**Task requirements:**
Can you print the data exactly and leave out each image?

**Recorded information:**
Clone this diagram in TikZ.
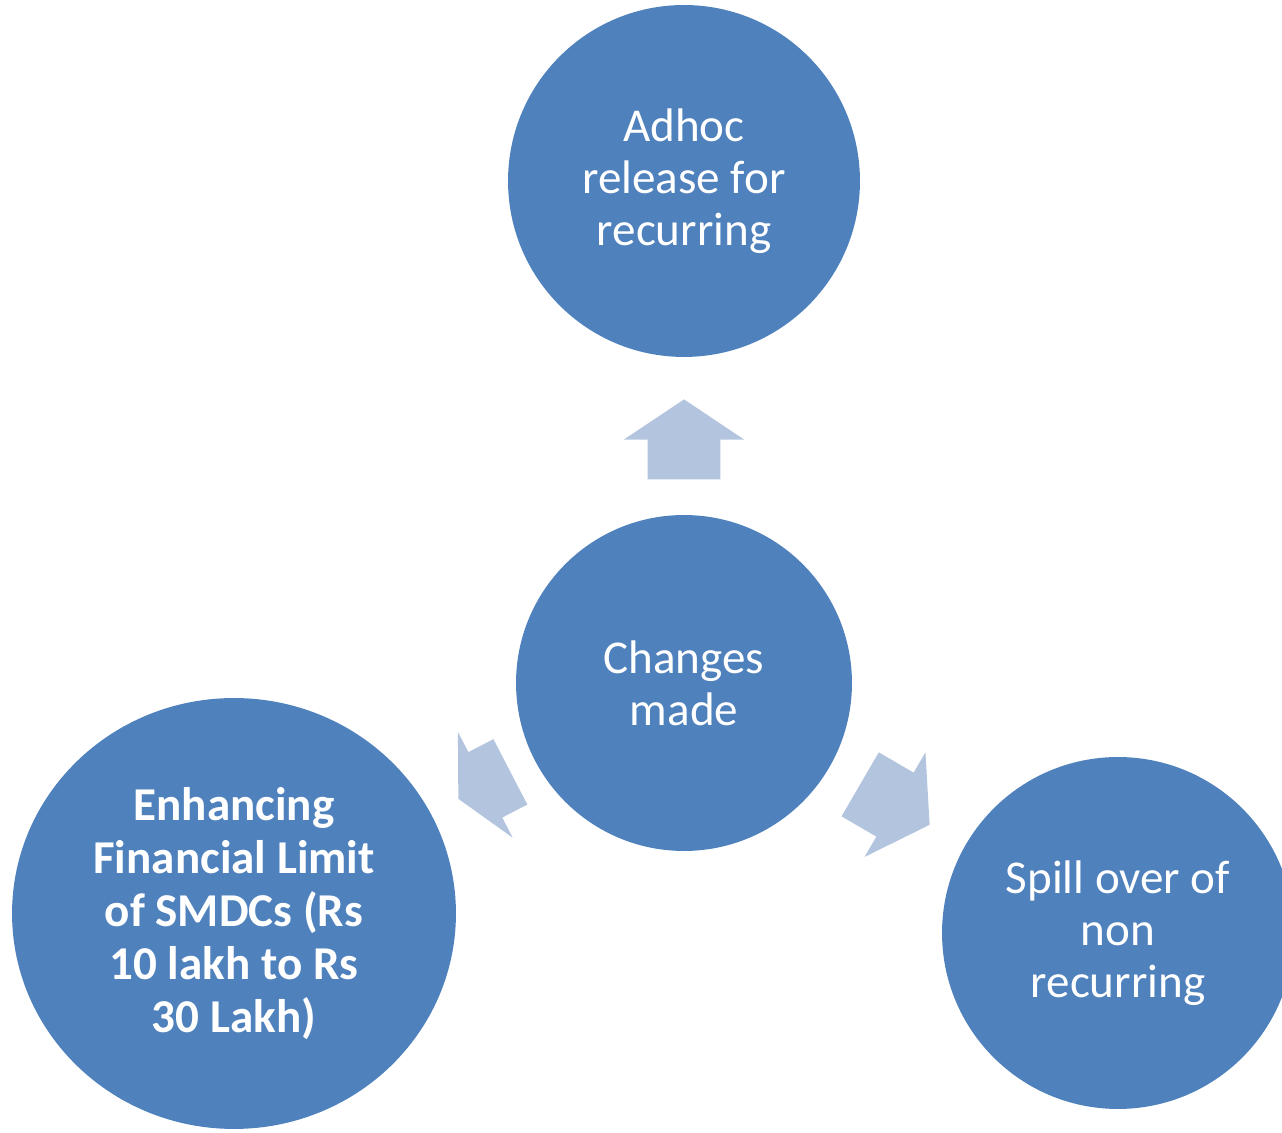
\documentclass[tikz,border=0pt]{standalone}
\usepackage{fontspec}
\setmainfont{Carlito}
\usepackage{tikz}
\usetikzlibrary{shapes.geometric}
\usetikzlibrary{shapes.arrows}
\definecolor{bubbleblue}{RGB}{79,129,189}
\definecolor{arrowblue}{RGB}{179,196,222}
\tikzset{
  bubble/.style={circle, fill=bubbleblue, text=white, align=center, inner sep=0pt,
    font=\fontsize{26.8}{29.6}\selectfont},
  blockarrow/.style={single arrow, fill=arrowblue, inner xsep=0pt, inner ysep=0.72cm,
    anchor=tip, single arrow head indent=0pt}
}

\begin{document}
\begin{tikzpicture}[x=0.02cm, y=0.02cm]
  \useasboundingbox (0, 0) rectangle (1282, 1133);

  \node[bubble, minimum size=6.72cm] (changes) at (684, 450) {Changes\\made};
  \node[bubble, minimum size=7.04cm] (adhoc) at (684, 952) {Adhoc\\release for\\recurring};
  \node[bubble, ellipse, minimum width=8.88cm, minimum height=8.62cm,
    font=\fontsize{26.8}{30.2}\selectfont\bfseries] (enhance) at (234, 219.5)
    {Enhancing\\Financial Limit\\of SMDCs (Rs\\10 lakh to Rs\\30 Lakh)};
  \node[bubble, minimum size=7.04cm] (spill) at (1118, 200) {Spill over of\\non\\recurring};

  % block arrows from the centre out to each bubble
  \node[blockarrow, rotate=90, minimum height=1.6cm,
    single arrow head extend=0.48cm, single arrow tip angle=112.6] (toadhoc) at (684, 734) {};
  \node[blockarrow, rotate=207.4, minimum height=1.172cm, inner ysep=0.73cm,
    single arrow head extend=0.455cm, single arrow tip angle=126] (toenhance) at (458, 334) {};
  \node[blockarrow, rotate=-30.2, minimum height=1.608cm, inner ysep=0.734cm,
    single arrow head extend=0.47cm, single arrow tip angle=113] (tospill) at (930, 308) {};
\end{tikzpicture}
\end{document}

**Answer to the exercise:**
Clone this diagram in TikZ.
\documentclass[tikz,border=0pt]{standalone}
\usepackage{fontspec}
\setmainfont{Carlito}
\usepackage{tikz}
\usetikzlibrary{shapes.geometric}
\usetikzlibrary{shapes.arrows}
\definecolor{bubbleblue}{RGB}{79,129,189}
\definecolor{arrowblue}{RGB}{179,196,222}
\tikzset{
  bubble/.style={circle, fill=bubbleblue, text=white, align=center, inner sep=0pt,
    font=\fontsize{26.8}{29.6}\selectfont},
  blockarrow/.style={single arrow, fill=arrowblue, inner xsep=0pt, inner ysep=0.72cm,
    anchor=tip, single arrow head indent=0pt}
}

\begin{document}
\begin{tikzpicture}[x=0.02cm, y=0.02cm]
  \useasboundingbox (0, 0) rectangle (1282, 1133);

  \node[bubble, minimum size=6.72cm] (changes) at (684, 450) {Changes\\made};
  \node[bubble, minimum size=7.04cm] (adhoc) at (684, 952) {Adhoc\\release for\\recurring};
  \node[bubble, ellipse, minimum width=8.88cm, minimum height=8.62cm,
    font=\fontsize{26.8}{30.2}\selectfont\bfseries] (enhance) at (234, 219.5)
    {Enhancing\\Financial Limit\\of SMDCs (Rs\\10 lakh to Rs\\30 Lakh)};
  \node[bubble, minimum size=7.04cm] (spill) at (1118, 200) {Spill over of\\non\\recurring};

  % block arrows from the centre out to each bubble
  \node[blockarrow, rotate=90, minimum height=1.6cm,
    single arrow head extend=0.48cm, single arrow tip angle=112.6] (toadhoc) at (684, 734) {};
  \node[blockarrow, rotate=207.4, minimum height=1.172cm, inner ysep=0.73cm,
    single arrow head extend=0.455cm, single arrow tip angle=126] (toenhance) at (458, 334) {};
  \node[blockarrow, rotate=-30.2, minimum height=1.608cm, inner ysep=0.734cm,
    single arrow head extend=0.47cm, single arrow tip angle=113] (tospill) at (930, 308) {};
\end{tikzpicture}
\end{document}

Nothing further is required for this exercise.